In the HBO documentary, Havana Street Party Presents Orishas, viewers get to experience new Orishas’ songs from the ‘Gourmet’ album and also get to relive hits from early on in their career. The trio performs at the city’s riverside amphitheater in Parque Metropolitano Almendares.

We got to speak to two of the group’s members, Roldán González and Ruzzo Medina, before their performance at the “A Lo Cubanx” party.

Roldán González, Yotuel Romero and Ruzzo Medina of Orishas. Photo by Roy Baizan.

Sounds and Colours: For those who have never visited Cuba, can you explain what makes Cuba special?

Ruzzo Medina: Cuba is the face of the coin that is unknown. It’s not just tobacco and rum. It’s the necessity to do all that is possible in order to live. And in order to know it, one should go. Like the old man said, In order to know it, you’ve got to live it to see it. Times change, you’ll see.

Roldán González: The only way to experience Cuba is to go, just like any other place in the world. For example, lots of Cubans born in the United States form opinions repeating what they’ve been told since they were kids. They don’t know the quality, the heart, or the bravery of the Cuban, and the humility, as well.

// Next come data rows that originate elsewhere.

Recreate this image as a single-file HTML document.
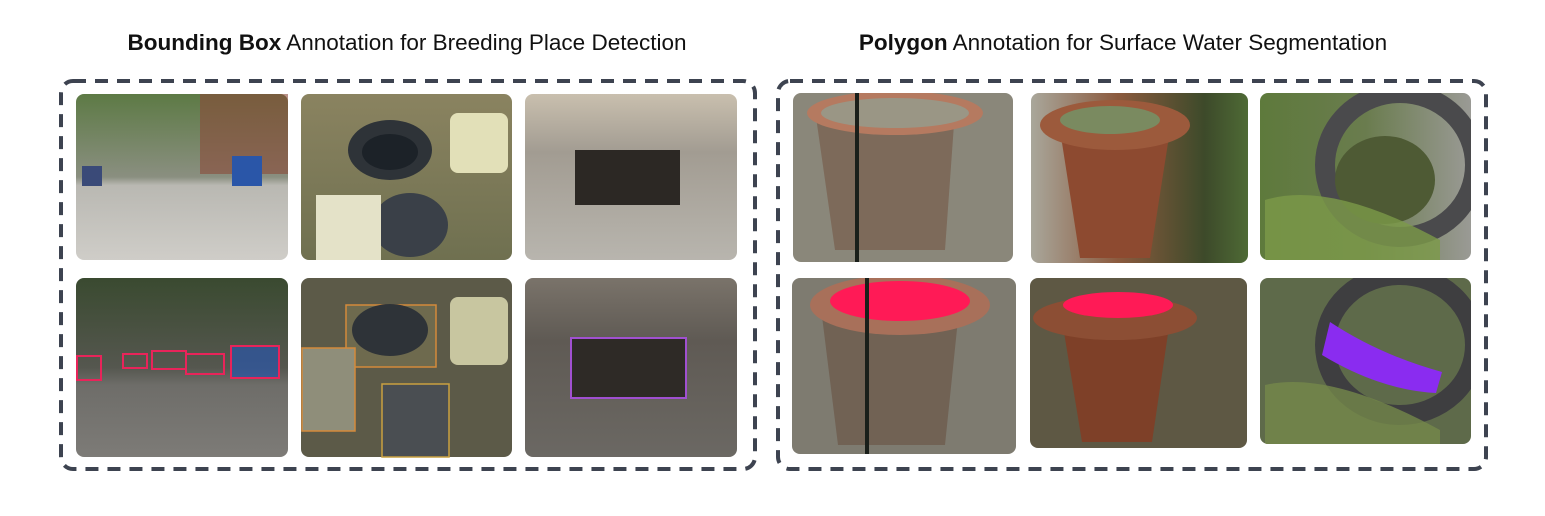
<!DOCTYPE html>
<html><head><meta charset="utf-8"><style>
body{margin:0;background:#fff;width:1545px;height:511px;overflow:hidden;font-family:"Liberation Sans",sans-serif}
</style></head><body>
<svg width="1545" height="511" xmlns="http://www.w3.org/2000/svg" font-family="Liberation Sans, sans-serif">
<defs>
<linearGradient id="g1" x1="0" y1="0" x2="0" y2="1"><stop offset="0" stop-color="#5d7a45"/><stop offset="0.5" stop-color="#8a8f80"/><stop offset="0.55" stop-color="#b9b8b2"/><stop offset="1" stop-color="#cfcdc8"/></linearGradient>
<linearGradient id="g1d" x1="0" y1="0" x2="0" y2="1"><stop offset="0" stop-color="#3a4a30"/><stop offset="0.5" stop-color="#55574f"/><stop offset="0.6" stop-color="#6e6d69"/><stop offset="1" stop-color="#7d7b77"/></linearGradient>
<linearGradient id="g2" x1="0" y1="0" x2="0" y2="1"><stop offset="0" stop-color="#8a8360"/><stop offset="1" stop-color="#6f7050"/></linearGradient>
<linearGradient id="g3" x1="0" y1="0" x2="0" y2="1"><stop offset="0" stop-color="#c9bfae"/><stop offset="0.35" stop-color="#a29c92"/><stop offset="1" stop-color="#b8b5ae"/></linearGradient>
<linearGradient id="g3d" x1="0" y1="0" x2="0" y2="1"><stop offset="0" stop-color="#7a736a"/><stop offset="0.35" stop-color="#5f5a54"/><stop offset="1" stop-color="#6b6863"/></linearGradient>
<linearGradient id="g5" x1="0" y1="0" x2="1" y2="0"><stop offset="0" stop-color="#a9a79b"/><stop offset="0.4" stop-color="#8b5a3e"/><stop offset="0.8" stop-color="#3d4a2a"/><stop offset="1" stop-color="#4e6a35"/></linearGradient>
<linearGradient id="g6" x1="0" y1="0" x2="1" y2="0"><stop offset="0" stop-color="#5e7a3c"/><stop offset="0.5" stop-color="#6a7c4e"/><stop offset="1" stop-color="#9a9a95"/></linearGradient>
<clipPath id="c1"><rect x="1260" y="93" width="211" height="167" rx="8"/></clipPath>
<clipPath id="c2"><rect x="1260" y="278" width="211" height="166" rx="8"/></clipPath>
<clipPath id="c3"><rect x="793" y="93" width="220" height="169" rx="8"/></clipPath>
<clipPath id="c4"><rect x="792" y="278" width="224" height="176" rx="8"/></clipPath>
<clipPath id="c5"><rect x="1031" y="93" width="217" height="170" rx="8"/></clipPath>
<clipPath id="c6"><rect x="1030" y="278" width="217" height="170" rx="8"/></clipPath>
</defs>
<text x="407" y="50" font-size="22.5" text-anchor="middle" fill="#111"><tspan font-weight="bold">Bounding Box</tspan> Annotation for Breeding Place Detection</text>
<text x="1123" y="50" font-size="22.5" text-anchor="middle" fill="#111"><tspan font-weight="bold">Polygon</tspan> Annotation for Surface Water Segmentation</text>
<rect x="61" y="81" width="694" height="388" rx="12" fill="none" stroke="#3d4350" stroke-width="4" stroke-dasharray="13 9"/>
<rect x="778" y="81" width="708" height="388" rx="12" fill="none" stroke="#3d4350" stroke-width="4" stroke-dasharray="13 9"/>

<rect x="76" y="94" width="212" height="166" rx="8" fill="url(#g1)"/>
<rect x="200" y="94" width="88" height="80" fill="#8a4a38" opacity="0.6"/>
<rect x="232" y="156" width="30" height="30" fill="#2a56a8"/>
<rect x="82" y="166" width="20" height="20" fill="#3a4a78"/>
<rect x="301" y="94" width="211" height="166" rx="8" fill="url(#g2)"/>
<ellipse cx="390" cy="150" rx="42" ry="30" fill="#2e3338"/><ellipse cx="390" cy="152" rx="28" ry="18" fill="#1c2228"/>
<ellipse cx="410" cy="225" rx="38" ry="32" fill="#3a4048"/>
<rect x="316" y="195" width="65" height="65" fill="#e4e2c8"/>
<rect x="450" y="113" width="58" height="60" rx="8" fill="#e2e0b8"/>
<rect x="525" y="94" width="212" height="166" rx="8" fill="url(#g3)"/>
<rect x="575" y="150" width="105" height="55" fill="#2c2824"/>

<rect x="76" y="278" width="212" height="179" rx="8" fill="url(#g1d)"/>
<g fill="none" stroke="#e8245a" stroke-width="2"><rect x="77" y="356" width="24" height="24"/><rect x="123" y="354" width="24" height="14"/><rect x="152" y="351" width="34" height="18"/><rect x="186" y="354" width="38" height="20"/><rect x="231" y="346" width="48" height="32"/></g>
<rect x="232" y="347" width="46" height="30" fill="#2a56a8" opacity="0.7"/>
<rect x="301" y="278" width="211" height="179" rx="8" fill="#5c5a48"/>
<rect x="346" y="305" width="90" height="62" fill="#6e6a4e" stroke="#d48a3a" stroke-width="1.5"/>
<ellipse cx="390" cy="330" rx="38" ry="26" fill="#2e3338"/>
<rect x="302" y="348" width="53" height="83" fill="#8f8e7a" stroke="#d48a3a" stroke-width="1.5"/>
<rect x="382" y="384" width="67" height="73" fill="#4a4e52" stroke="#c9a040" stroke-width="1.5"/>
<rect x="450" y="297" width="58" height="68" rx="8" fill="#c8c6a0"/>
<rect x="525" y="278" width="212" height="179" rx="8" fill="url(#g3d)"/>
<rect x="571" y="338" width="115" height="60" fill="#2e2a26" stroke="#a050d0" stroke-width="2"/>

<g clip-path="url(#c3)">
<rect x="793" y="93" width="220" height="169" fill="#8a877a"/>
<path d="M815 110 L955 110 L945 250 L835 250 Z" fill="#7d6a5a"/>
<ellipse cx="895" cy="113" rx="88" ry="22" fill="#b57a60"/><ellipse cx="895" cy="113" rx="74" ry="15" fill="#9a9685"/>
<rect x="855" y="93" width="4" height="169" fill="#1a1f1a"/>
</g>
<g clip-path="url(#c5)">
<rect x="1031" y="93" width="217" height="170" fill="url(#g5)"/>
<path d="M1060 130 L1170 130 L1150 258 L1080 258 Z" fill="#8d4a30"/>
<ellipse cx="1115" cy="125" rx="75" ry="25" fill="#9c5a3c"/><ellipse cx="1110" cy="120" rx="50" ry="14" fill="#7a8a60"/>
</g>
<g clip-path="url(#c1)">
<rect x="1260" y="93" width="211" height="167" fill="url(#g6)"/>
<ellipse cx="1400" cy="165" rx="75" ry="72" fill="none" stroke="#4a4a4c" stroke-width="20"/>
<ellipse cx="1385" cy="180" rx="50" ry="44" fill="#4e5a34"/>
<path d="M1265 200 Q1330 180 1440 240 L1440 260 L1265 260 Z" fill="#7c9a48" opacity="0.8"/>
</g>
<g clip-path="url(#c4)">
<rect x="792" y="278" width="224" height="176" fill="#7e7b70"/>
<path d="M820 300 L960 300 L945 445 L838 445 Z" fill="#716254"/>
<ellipse cx="900" cy="305" rx="90" ry="30" fill="#a8705a"/>
<ellipse cx="900" cy="301" rx="70" ry="20" fill="#ff1a56"/>
<rect x="865" y="278" width="4" height="176" fill="#1a1f1a"/>
</g>
<g clip-path="url(#c6)">
<rect x="1030" y="278" width="217" height="170" fill="#5e5844"/>
<path d="M1062 320 L1170 320 L1152 442 L1082 442 Z" fill="#7e4028"/>
<ellipse cx="1115" cy="318" rx="82" ry="22" fill="#8c4e34"/>
<ellipse cx="1118" cy="305" rx="55" ry="13" fill="#ff1a56"/>
</g>
<g clip-path="url(#c2)">
<rect x="1260" y="278" width="211" height="166" fill="#5e6a4a"/>
<ellipse cx="1400" cy="345" rx="75" ry="70" fill="none" stroke="#3e3e40" stroke-width="20"/>
<path d="M1330 322 Q1380 355 1442 372 L1436 393 Q1380 390 1322 355 Z" fill="#8a2cf0"/>
<path d="M1265 385 Q1330 370 1440 430 L1440 444 L1265 444 Z" fill="#74884a" opacity="0.8"/>
</g>
</svg>
</body></html>
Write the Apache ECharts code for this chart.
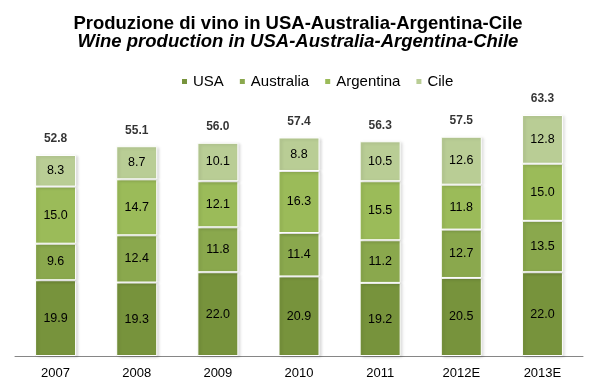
<!DOCTYPE html>
<html><head><meta charset="utf-8">
<script src="https://cdn.jsdelivr.net/npm/echarts@6/dist/echarts.min.js"></script>
<style>html,body{margin:0;padding:0;background:#fff}#c{width:596px;height:391px}</style>
</head><body><div id="c"></div>
<script>
const categories = ['2007','2008','2009','2010','2011','2012E','2013E'];
const usa = [19.9, 19.3, 22.0, 20.9, 19.2, 20.5, 22.0];
const australia = [9.6, 12.4, 11.8, 11.4, 11.2, 12.7, 13.5];
const argentina = [15.0, 14.7, 12.1, 16.3, 15.5, 11.8, 15.0];
const cile = [8.3, 8.7, 10.1, 8.8, 10.5, 12.6, 12.8];
const totals = [52.8, 55.1, 56.0, 57.4, 56.3, 57.5, 63.3];

const font = 'Liberation Sans, Arial, sans-serif';
function seg(name, data, color) {
  return {
    name, type: 'bar', stack: 'all', data, barWidth: 41,
    itemStyle: { color, borderColor: '#fff', borderWidth: 1, shadowColor: 'rgba(0,0,0,0.15)', shadowBlur: 3, shadowOffsetX: 2, shadowOffsetY: 1 },
    label: { show: true, position: 'inside', color: '#000', fontSize: 12.5, fontFamily: font, formatter: p => p.value.toFixed(1) }
  };
}
const chart = echarts.init(document.getElementById('c'));
chart.setOption({
  animation: false,
  title: {
    text: 'Produzione di vino in USA-Australia-Argentina-Cile',
    subtext: 'Wine production in USA-Australia-Argentina-Chile',
    left: 'center', top: 9, itemGap: -1,
    textStyle: { fontSize: 18.5, fontWeight: 'bold', color: '#000', fontFamily: font, lineHeight: 19 },
    subtextStyle: { fontSize: 18.5, fontStyle: 'italic', fontWeight: 'bold', color: '#000', fontFamily: font, lineHeight: 19 }
  },
  legend: {
    data: ['USA','Australia','Argentina','Cile'],
    left: 175, top: 69, itemWidth: 7, itemHeight: 7, itemGap: 14, icon: 'rect',
    textStyle: { fontSize: 15, color: '#000', fontFamily: font }
  },
  grid: { left: 15, right: 13, top: 89.5, bottom: 35, containLabel: false },
  xAxis: {
    type: 'category', data: categories,
    axisLine: { lineStyle: { color: '#868686' } },
    axisTick: { show: false },
    axisLabel: { color: '#000', fontSize: 13, fontFamily: font, margin: 11 }
  },
  yAxis: { type: 'value', min: 0, max: 70, show: false, splitLine: { show: false } },
  series: [
    seg('USA', usa, '#77933c'),
    seg('Australia', australia, '#8aa84d'),
    seg('Argentina', argentina, '#9bbb59'),
    seg('Cile', cile, '#b9cd95'),
    {
      name: 'Totale', type: 'scatter', data: totals, symbolSize: 0, silent: true,
      label: { show: true, position: 'top', distance: 10, color: '#000', fontSize: 12, fontWeight: 'bold', fontFamily: font, formatter: p => p.value.toFixed(1) }
    }
  ]
});
</script></body></html>
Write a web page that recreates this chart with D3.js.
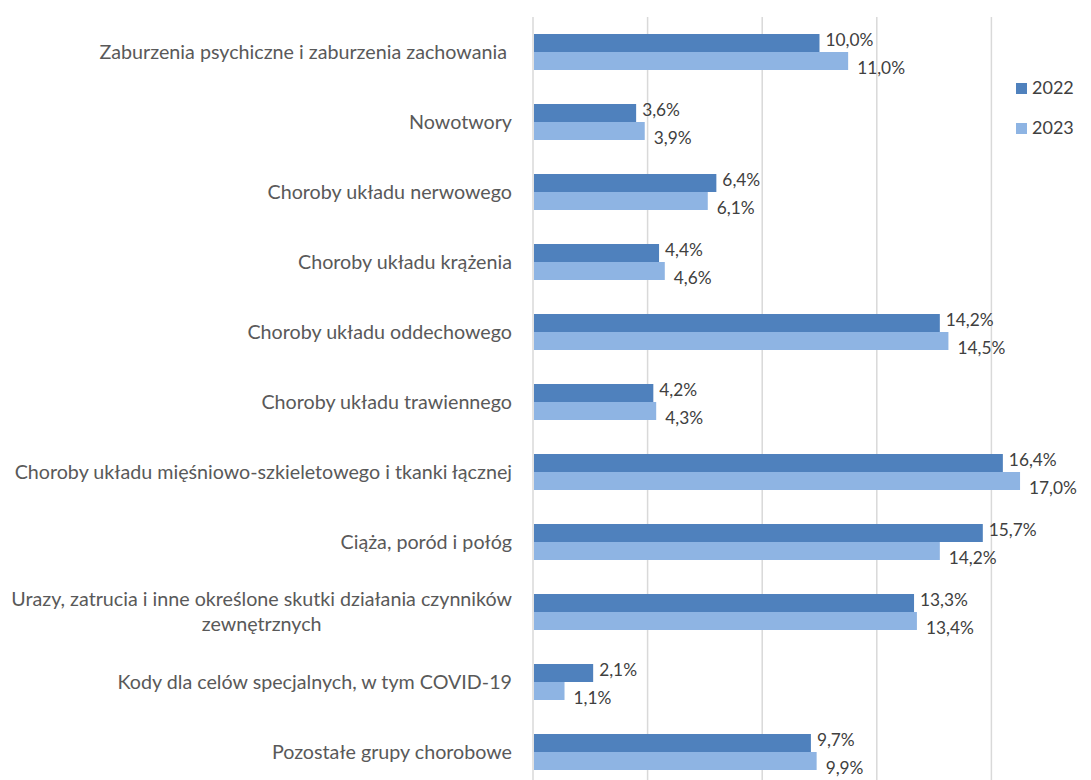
<!DOCTYPE html>
<html>
<head>
<meta charset="utf-8">
<script src="https://cdn.jsdelivr.net/npm/d3@7"></script>
<style>
  body { margin: 0; background: #fff; }
  svg text { font-family: Lato, "Open Sans", sans-serif; fill: #595959; white-space: pre; }
</style>
</head>
<body>
<div id="app"></div>
<script>
// data
const categories = [
  'Zaburzenia psychiczne i zaburzenia zachowania ',
  'Nowotwory',
  'Choroby układu nerwowego',
  'Choroby układu krążenia',
  'Choroby układu oddechowego',
  'Choroby układu trawiennego',
  'Choroby układu mięśniowo-szkieletowego i tkanki łącznej',
  'Ciąża, poród i połóg',
  'Urazy, zatrucia i inne określone skutki działania czynników|zewnętrznych',
  'Kody dla celów specjalnych, w tym COVID-19',
  'Pozostałe grupy chorobowe'
];
const values2022 = [10.0, 3.6, 6.4, 4.4, 14.2, 4.2, 16.4, 15.7, 13.3, 2.1, 9.7];
const values2023 = [11.0, 3.9, 6.1, 4.6, 14.5, 4.3, 17.0, 14.2, 13.4, 1.1, 9.9];
const seriesNames = ['2022', '2023'];
const colors = ['#4f81bd', '#8eb4e3'];
const gridTicks = [0, 4, 8, 12, 16, 20];

const W = 1091, H = 780;
const plot = {left: 533, right: 1106, top: 17, bottom: 787};
const FS = 19.7, VFS = 17.3;

const svg = d3.select('#app').append('svg')
  .attr('width', W).attr('height', H);

const x = d3.scaleLinear().domain([0, 20]).range([plot.left, plot.right]);
const y = d3.scaleBand().domain(categories).range([plot.top, plot.bottom])
  .paddingInner(0.486).paddingOuter(0.243);
const y1 = d3.scaleBand().domain(seriesNames).range([0, y.bandwidth()]);

// gridlines
svg.append('g').selectAll('line')
  .data(gridTicks).enter()
  .append('line')
  .attr('x1', d => x(d)).attr('x2', d => x(d))
  .attr('y1', plot.top).attr('y2', H)
  .attr('stroke', '#d9d9d9').attr('stroke-width', 1.5);

const fmt = v => v.toFixed(1).replace('.', ',') + '%';
const series = [values2022, values2023];

const groups = svg.append('g').selectAll('g.cat')
  .data(categories).enter()
  .append('g').attr('class', 'cat')
  .attr('transform', d => `translate(0,${y(d)})`);

series.forEach((vals, si) => {
  groups.append('rect')
    .attr('x', x(0) + 1)
    .attr('y', y1(seriesNames[si]))
    .attr('width', (d, i) => x(vals[i]) - x(0) - 1)
    .attr('height', y1.bandwidth())
    .attr('fill', colors[si]);

  groups.append('text')
    .attr('x', (d, i) => x(vals[i]) + (si === 0 ? 6 : 9))
    .attr('y', y1(seriesNames[si]) + y1.bandwidth() / 2 + (si === 0 ? -3 : 7))
    .attr('dy', '0.35em')
    .attr('font-size', VFS)
    .style('fill', '#404040')
    .text((d, i) => fmt(vals[i]));
});

// category labels
groups.each(function(d) {
  const lines = d.split('|');
  const g = d3.select(this);
  const cy = y.bandwidth() / 2;
  if (lines.length === 1) {
    g.append('text')
      .attr('x', 512).attr('y', cy).attr('dy', '0.35em')
      .attr('text-anchor', 'end').attr('font-size', FS)
      .text(lines[0]);
  } else {
    const t = g.append('text').attr('font-size', FS).attr('text-anchor', 'middle');
    const tmp = g.append('text').attr('font-size', FS).text(lines[0]);
    const w = tmp.node().getComputedTextLength();
    tmp.remove();
    lines.forEach((ln, k) => {
      t.append('tspan').attr('x', 512 - w / 2)
        .attr('y', cy + (k - (lines.length - 1) / 2) * 25).attr('dy', '0.35em')
        .text(ln);
    });
  }
});

// legend
const legend = svg.append('g').selectAll('g')
  .data(seriesNames).enter()
  .append('g')
  .attr('transform', (d, i) => `translate(1016,${88 + i * 40})`);
legend.append('rect').attr('x', 0).attr('y', -5).attr('width', 11).attr('height', 11)
  .attr('fill', (d, i) => colors[i]);
legend.append('text').attr('x', 16).attr('y', 0).attr('dy', '0.35em')
  .attr('font-size', 18).style('fill', '#404040').text(d => d);
</script>
</body>
</html>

It’s a marvelous country.

Now, if we unite the system of life with the politics of the country it’s another thing. The politics is one thing, and the quality of Cuban character/people is another. Whatever happens, whoever the president is, the results is the the Cuban is an exemplary person who knows how to treat people and make them feel welcome.

S&C: How did you get into music, and why hip hop?

RG: My dad sang, and I loved watching him. I’d stay up till 2 a.m. watching him sing sometimes. 

RM: We came into this starting in 1994 experiencing the struggle that was making Cuban rap. Then, it was referred to as “music of the enemy.” Some would ask, “Where do they want to go with this?” And what we wanted was to establish a genre that blended hip-hop with Cuban son, salsa, etc. And 10-20 years later, the naysayers realized it was a positive thing. It was correct.

The challenge was how to get it out into the world. Little by little, we did that, we got it out to the people. And, later, the island took notice and said, ‘Why not?’ And look where we are now. It’s hard to believe. At an event with a huge media outlet like HBO, to be a Latino citizen of the world of Cuban descent, and a Grammy nominee. I would’ve never dreamed this, back in 1999. We convinced the world. As they say in el barrio, “Con corazón, bomba. (The heart beats)

S&C: Who would you collaborate with if you could. From the United States or elsewhere?

RM: Absolutely with two who aren’t here anymore: Tupac and Notorious. But also other veteran artists, such as Snoop Dogg, Dr Dre, Common, Nas, the Roots. We’ve had such good fortunes to share the stage with so many great rappers from around the world. And even artists in other genres, such as Colombia’s Sylvestre Dangond.

S&C: What will people see in this documentary?

RM: It had been 18 years that we hadn’t played in Cuba. So, they’ll see one of the most emotional concerts I’ve ever played. I can recall my legs shaking that day. That’s real and that’s what they’ll see in the documentary.